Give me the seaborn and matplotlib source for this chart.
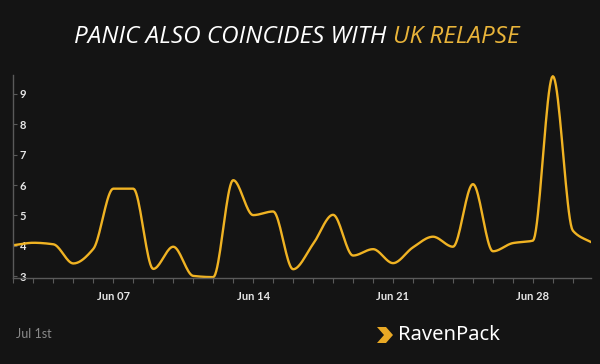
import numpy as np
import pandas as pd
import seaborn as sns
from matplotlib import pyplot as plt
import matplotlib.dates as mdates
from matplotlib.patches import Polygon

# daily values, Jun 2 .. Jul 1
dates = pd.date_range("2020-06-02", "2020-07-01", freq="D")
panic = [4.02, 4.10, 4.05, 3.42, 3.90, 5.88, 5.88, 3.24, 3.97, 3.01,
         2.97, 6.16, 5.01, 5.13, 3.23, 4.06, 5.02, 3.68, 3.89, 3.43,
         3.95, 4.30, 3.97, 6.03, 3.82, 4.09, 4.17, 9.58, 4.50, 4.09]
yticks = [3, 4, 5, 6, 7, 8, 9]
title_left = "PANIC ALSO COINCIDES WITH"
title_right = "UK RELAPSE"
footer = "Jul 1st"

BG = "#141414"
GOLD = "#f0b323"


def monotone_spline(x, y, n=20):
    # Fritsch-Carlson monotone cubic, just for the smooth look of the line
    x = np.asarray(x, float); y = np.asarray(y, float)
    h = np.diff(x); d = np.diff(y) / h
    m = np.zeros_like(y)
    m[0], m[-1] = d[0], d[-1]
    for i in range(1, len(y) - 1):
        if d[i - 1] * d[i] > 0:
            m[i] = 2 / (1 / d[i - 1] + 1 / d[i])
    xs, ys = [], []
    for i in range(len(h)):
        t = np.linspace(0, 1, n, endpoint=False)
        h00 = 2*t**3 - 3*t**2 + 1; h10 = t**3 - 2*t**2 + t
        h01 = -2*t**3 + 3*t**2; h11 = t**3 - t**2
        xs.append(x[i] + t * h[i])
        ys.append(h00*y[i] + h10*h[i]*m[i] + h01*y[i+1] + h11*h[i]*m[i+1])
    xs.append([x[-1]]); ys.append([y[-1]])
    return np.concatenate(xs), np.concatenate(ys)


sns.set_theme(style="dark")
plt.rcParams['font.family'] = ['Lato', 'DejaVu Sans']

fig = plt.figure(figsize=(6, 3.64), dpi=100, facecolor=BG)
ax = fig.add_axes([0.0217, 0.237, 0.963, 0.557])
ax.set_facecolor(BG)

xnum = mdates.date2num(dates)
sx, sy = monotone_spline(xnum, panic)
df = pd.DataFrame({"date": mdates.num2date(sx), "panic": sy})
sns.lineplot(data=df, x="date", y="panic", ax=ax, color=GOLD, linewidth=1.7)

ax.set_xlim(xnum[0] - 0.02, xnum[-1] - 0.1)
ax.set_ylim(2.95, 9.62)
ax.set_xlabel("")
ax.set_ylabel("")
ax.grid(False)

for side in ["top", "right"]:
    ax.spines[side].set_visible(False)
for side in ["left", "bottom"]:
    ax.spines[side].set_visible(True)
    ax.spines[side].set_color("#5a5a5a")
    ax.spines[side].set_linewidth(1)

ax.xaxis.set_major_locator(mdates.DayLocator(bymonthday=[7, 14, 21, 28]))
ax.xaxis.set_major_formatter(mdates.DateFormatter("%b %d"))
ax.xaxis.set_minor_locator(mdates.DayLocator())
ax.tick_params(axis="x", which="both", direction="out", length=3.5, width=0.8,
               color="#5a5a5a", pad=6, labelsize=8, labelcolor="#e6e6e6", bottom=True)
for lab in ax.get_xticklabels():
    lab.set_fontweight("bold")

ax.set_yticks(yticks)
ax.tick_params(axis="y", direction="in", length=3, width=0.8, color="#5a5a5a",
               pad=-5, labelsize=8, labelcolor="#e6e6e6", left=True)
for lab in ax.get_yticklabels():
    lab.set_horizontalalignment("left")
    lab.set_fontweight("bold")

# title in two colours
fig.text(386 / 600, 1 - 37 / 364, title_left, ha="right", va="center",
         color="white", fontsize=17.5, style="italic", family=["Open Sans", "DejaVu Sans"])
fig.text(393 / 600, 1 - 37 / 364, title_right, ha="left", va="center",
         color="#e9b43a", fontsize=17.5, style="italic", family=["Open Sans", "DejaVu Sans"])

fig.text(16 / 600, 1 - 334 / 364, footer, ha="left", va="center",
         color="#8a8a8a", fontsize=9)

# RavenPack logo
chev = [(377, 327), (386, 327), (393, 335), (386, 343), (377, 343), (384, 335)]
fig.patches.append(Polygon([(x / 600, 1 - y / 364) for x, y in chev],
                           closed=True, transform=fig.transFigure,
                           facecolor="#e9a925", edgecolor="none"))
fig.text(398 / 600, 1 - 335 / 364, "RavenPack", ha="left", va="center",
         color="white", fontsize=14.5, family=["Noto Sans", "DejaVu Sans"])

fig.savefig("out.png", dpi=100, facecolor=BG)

--- TASK TO CARRY OUT ---
Pull out each line of the listing that holds the string "chart".

--- COMPLETE RESPONSE ---
Give me the seaborn and matplotlib source for this chart.

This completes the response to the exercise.